• Written task
Starting at the first line of the listing below, repeat each line up to and including the one containing "var chart = echarts.init(document.getElementById('main'));". Leave out pictures.

• Dataset rows
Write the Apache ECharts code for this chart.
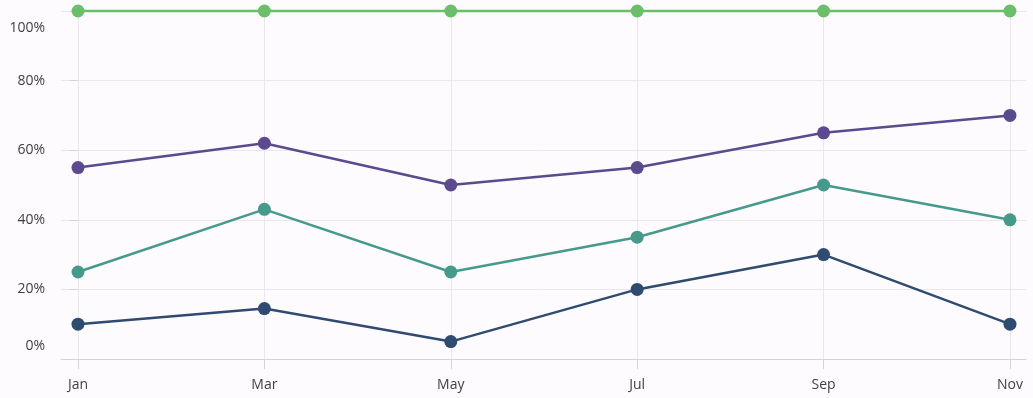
<!DOCTYPE html>
<html>
<head>
<meta charset="utf-8">
<script src="https://cdn.jsdelivr.net/npm/echarts@6/dist/echarts.min.js"></script>
<style>
  html, body { margin: 0; padding: 0; background: #fefbfe; }
  #main { width: 1033px; height: 398px; }
</style>
</head>
<body>
<div id="main"></div>
<script>
// 月份
var months = ['Jan', 'Mar', 'May', 'Jul', 'Sep', 'Nov'];
// 各系列数值（100%堆叠）
var seriesA = [10, 14.5, 5, 20, 30, 10];
var seriesB = [15, 28.5, 20, 15, 20, 30];
var seriesC = [30, 19, 25, 20, 15, 30];
var seriesD = [45, 38, 50, 45, 35, 30];
var yTicks = [0, 20, 40, 60, 80, 100];

var colors = ['#2f4b70', '#459a8b', '#5b4a8d', '#6cbf6a'];
var idx = months.map(function (m, i) { return i; });

// 累加求堆叠后的位置
var running = months.map(function () { return 0; });
var stacked = [seriesA, seriesB, seriesC, seriesD].map(function (arr) {
  return arr.map(function (v, i) {
    running[i] += v;
    return [i, running[i]];
  });
});

var fontFamily = '"Segoe UI", "Open Sans", sans-serif';
var chart = echarts.init(document.getElementById('main'));

var option = {
  backgroundColor: '#fefbfe',
  animation: false,
  grid: { left: 61, right: 7, top: 11, bottom: 39 },
  xAxis: {
    type: 'value',
    min: -0.0912,
    max: 5.086,
    axisLine: { show: true, lineStyle: { color: '#d6d2da', width: 1 } },
    axisTick: { show: true, length: 10, customValues: idx, lineStyle: { color: '#d6d2da' } },
    splitLine: { show: true, lineStyle: { color: '#ebe7ee', width: 1 } },
    axisLabel: {
      customValues: idx,
      margin: 19,
      color: '#3f3f3f',
      fontSize: 14,
      fontFamily: fontFamily,
      formatter: function (v) { return months[Math.round(v)]; }
    }
  },
  yAxis: {
    type: 'value',
    min: 0,
    max: 100,
    interval: 20,
    axisLine: { show: false },
    axisTick: { show: true, length: 9, lineStyle: { color: '#d6d2da' } },
    splitLine: { show: true, lineStyle: { color: '#ebe7ee', width: 1 } },
    axisLabel: {
      margin: 16,
      color: '#3f3f3f',
      fontSize: 14,
      fontFamily: fontFamily,
      padding: [10, 0, 6, 0],
      verticalAlignMaxLabel: 'top',
      verticalAlignMinLabel: 'bottom',
      formatter: '{value}%'
    }
  },
  series: stacked.map(function (d, i) {
    return {
      type: 'line',
      data: d,
      clip: false,
      symbol: 'circle',
      symbolSize: 13,
      showSymbol: true,
      lineStyle: { width: 2.5, color: colors[i] },
      itemStyle: { color: colors[i] }
    };
  })
};

chart.setOption(option);
</script>
</body>
</html>
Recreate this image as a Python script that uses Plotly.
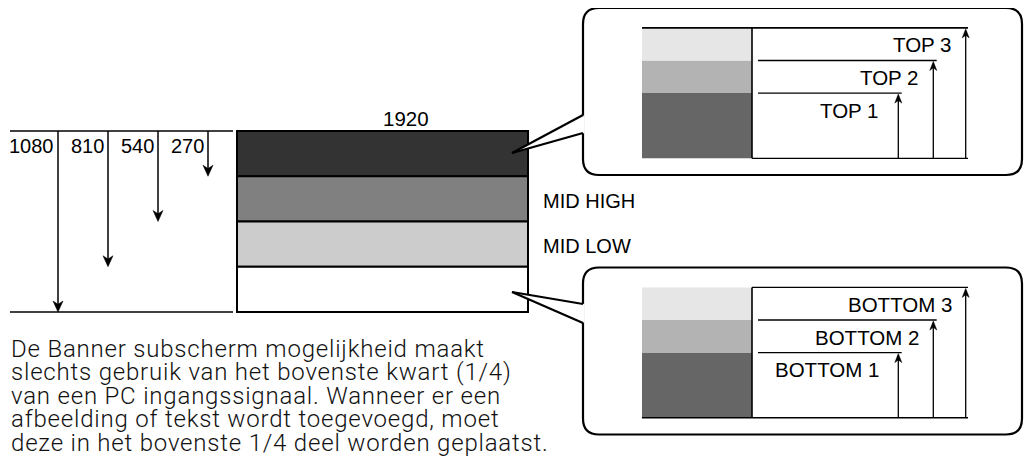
import plotly.graph_objects as go

# ---------------- data ----------------
vertical_resolution = 1080
horizontal_label = "1920"
split_values = [1080, 810, 540, 270]
split_labels = ["1080", "810", "540", "270"]
band_names = ["TOP", "MID HIGH", "MID LOW", "BOTTOM"]
band_colors = ["#333333", "#808080", "#cccccc", "#ffffff"]
show_band_label = [False, True, True, False]
top_levels = ["TOP 1", "TOP 2", "TOP 3"]
bottom_levels = ["BOTTOM 1", "BOTTOM 2", "BOTTOM 3"]
level_fractions = [0.5, 0.75, 1.0]
inner_bounds = [0.0, 0.5, 0.75, 1.0]
inner_colors = ["#666666", "#b3b3b3", "#e6e6e6"]
paragraph_lines = [
    "De Banner subscherm mogelijkheid maakt",
    "slechts gebruik van het bovenste kwart (1/4)",
    "van een PC ingangssignaal. Wanneer er een",
    "afbeelding of tekst wordt toegevoegd, moet",
    "deze in het bovenste 1/4 deel worden geplaatst.",
]

# ---------------- layout geometry ----------------
W, H = 1033, 466
PAGE_MARGIN = 8  # default body margin of the html page
FONT = "Liberation Sans, Arial, sans-serif"
PARA_FONT = "Roboto, Liberation Sans, sans-serif"
shapes = []
annotations = []


def line(x0, y0, x1, y1, w=1.0, c="black"):
    shapes.append(dict(type="line", xref="x", yref="y", x0=x0, y0=y0, x1=x1, y1=y1,
                       line=dict(color=c, width=w)))


def rect(x0, y0, x1, y1, fill, w=0, c="black"):
    shapes.append(dict(type="rect", xref="x", yref="y", x0=x0, y0=y0, x1=x1, y1=y1,
                       fillcolor=fill, line=dict(color=c, width=w)))


def path(d, fill="rgba(0,0,0,0)", w=0, c="black"):
    shapes.append(dict(type="path", xref="x", yref="y", path=d, fillcolor=fill,
                       line=dict(color=c, width=w)))


def arrowhead(x, y, direction, length, width):
    notch = length * 0.3
    d = (f"M {x},{y} L {x - width / 2},{y - direction * length} "
         f"L {x},{y - direction * (length - notch)} "
         f"L {x + width / 2},{y - direction * length} Z")
    path(d, fill="black", w=0.5)


def text(x, y, s, xanchor="left", size=20.5, color="black", pad=1, family=FONT, weight=400):
    annotations.append(dict(x=x, y=y, xref="x", yref="y", text=s, showarrow=False,
                            xanchor=xanchor, yanchor="middle", borderpad=pad,
                            font=dict(family=family, size=size, color=color, weight=weight)))


# main screen rectangle
MX0, MX1, MY0, MY1 = 237, 528, 131, 312


def my(v):
    return MY0 + v / vertical_resolution * (MY1 - MY0)


n_bands = len(band_names)
for i, (name, col, show) in enumerate(zip(band_names, band_colors, show_band_label)):
    y0 = my(i * vertical_resolution / n_bands)
    y1 = my((i + 1) * vertical_resolution / n_bands)
    rect(MX0, y0, MX1, y1, col, w=2)
    if show:
        text(MX1 + 13, (y0 + y1) / 2 + 2, name, size=20)

text((MX0 + MX1) / 2 - 2, MY0 - 13, horizontal_label)

# left dimension lines
line(10, my(0), 233, my(0), w=1.5)
line(10, my(vertical_resolution), 233, my(vertical_resolution), w=1.5)
for i, (v, lab) in enumerate(zip(split_values, split_labels)):
    x = 58 + i * 50
    tip = my(v)
    line(x, my(0), x, tip - 4, w=1.5)
    arrowhead(x, tip, 1, 11, 10)
    text(x - 3.5, my(0) + 15, lab, xanchor="right", size=20, pad=0)

# paragraph
for k, s in enumerate(paragraph_lines):
    text(9.5, 348.5 + k * 23.5, '<span style="letter-spacing:0.8px">' + s + '</span>',
         size=24, color="#111111", pad=0, family=PARA_FONT, weight=300)


# ---------------- callout bubbles ----------------
def bubble(yoff, labels, edge_top, tip, edge_pts):
    bx0, bx1, by0, by1, r = 583, 1022, 8 + yoff, 175 + yoff, 16
    d = (f"M {bx0 + r},{by0} L {bx1 - r},{by0} Q {bx1},{by0} {bx1},{by0 + r} "
         f"L {bx1},{by1 - r} Q {bx1},{by1} {bx1 - r},{by1} L {bx0 + r},{by1} "
         f"Q {bx0},{by1} {bx0},{by1 - r} L {bx0},{by0 + r} Q {bx0},{by0} {bx0 + r},{by0} Z")
    path(d, fill="white", w=2.2)
    # pointer
    (ex, ey0), (_, ey1) = edge_pts
    path(f"M {ex + 1.5},{ey0} L {tip[0]},{tip[1]} L {ex + 1.5},{ey1} Z", fill="white", w=0)
    line(ex, ey0, tip[0], tip[1], w=2.2)
    line(tip[0], tip[1], ex, ey1, w=2.2)

    sx0, sx1 = 642, 752
    base = 158.3 + yoff
    Hs = 130.4
    for f0, f1, col in zip(inner_bounds[:-1], inner_bounds[1:], inner_colors):
        rect(sx0, base - f1 * Hs, sx1, base - f0 * Hs, col)
    top = base - Hs
    # frame lines
    line(sx0 if edge_top else sx1, top, 968, top, w=1.6 if edge_top else 1.3)
    line(sx1 if edge_top else sx0, base, 968, base, w=1.3 if edge_top else 1.6)
    line(sx1, top, sx1, base, w=1.6)
    arrow_x = [898.3, 933.3, 965.7]
    gaps = [18, 13, 13]
    ends = [901.7, 936.7, 968]
    for lab, f, ax, g, e in zip(labels, level_fractions, arrow_x, gaps, ends):
        ly = base - f * Hs
        if f < 1.0:
            line(758, ly, e, ly, w=1.3)
        line(ax, base, ax, ly + 3, w=1.3)
        arrowhead(ax, ly + 1, -1, 9, 7)
        text(ax - g + 1, ly + 17, lab, xanchor="right")


bubble(0, top_levels, True, (512, 153), ((583, 115), (583, 133)))
bubble(259.5, bottom_levels, False, (512, 292), ((583, 304), (583, 323)))

fig = go.Figure()
fig.update_layout(
    width=W - 2 * PAGE_MARGIN, height=H - 2 * PAGE_MARGIN, autosize=False,
    margin=dict(l=0, r=0, t=0, b=0),
    paper_bgcolor="white", plot_bgcolor="white",
    xaxis=dict(range=[PAGE_MARGIN, W - PAGE_MARGIN], visible=False, fixedrange=True),
    yaxis=dict(range=[H - PAGE_MARGIN, PAGE_MARGIN], visible=False, fixedrange=True),
    shapes=shapes, annotations=annotations, showlegend=False,
)
fig.write_html("out.html")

• Expected output
Write the Apache ECharts code for this chart.
<!DOCTYPE html>
<html>
<head>
<meta charset="utf-8">
<script src="https://cdn.jsdelivr.net/npm/echarts@6/dist/echarts.min.js"></script>
<style>
  html, body { margin: 0; padding: 0; background: #fefbfe; }
  #main { width: 1033px; height: 398px; }
</style>
</head>
<body>
<div id="main"></div>
<script>
// 月份
var months = ['Jan', 'Mar', 'May', 'Jul', 'Sep', 'Nov'];
// 各系列数值（100%堆叠）
var seriesA = [10, 14.5, 5, 20, 30, 10];
var seriesB = [15, 28.5, 20, 15, 20, 30];
var seriesC = [30, 19, 25, 20, 15, 30];
var seriesD = [45, 38, 50, 45, 35, 30];
var yTicks = [0, 20, 40, 60, 80, 100];

var colors = ['#2f4b70', '#459a8b', '#5b4a8d', '#6cbf6a'];
var idx = months.map(function (m, i) { return i; });

// 累加求堆叠后的位置
var running = months.map(function () { return 0; });
var stacked = [seriesA, seriesB, seriesC, seriesD].map(function (arr) {
  return arr.map(function (v, i) {
    running[i] += v;
    return [i, running[i]];
  });
});

var fontFamily = '"Segoe UI", "Open Sans", sans-serif';
var chart = echarts.init(document.getElementById('main'));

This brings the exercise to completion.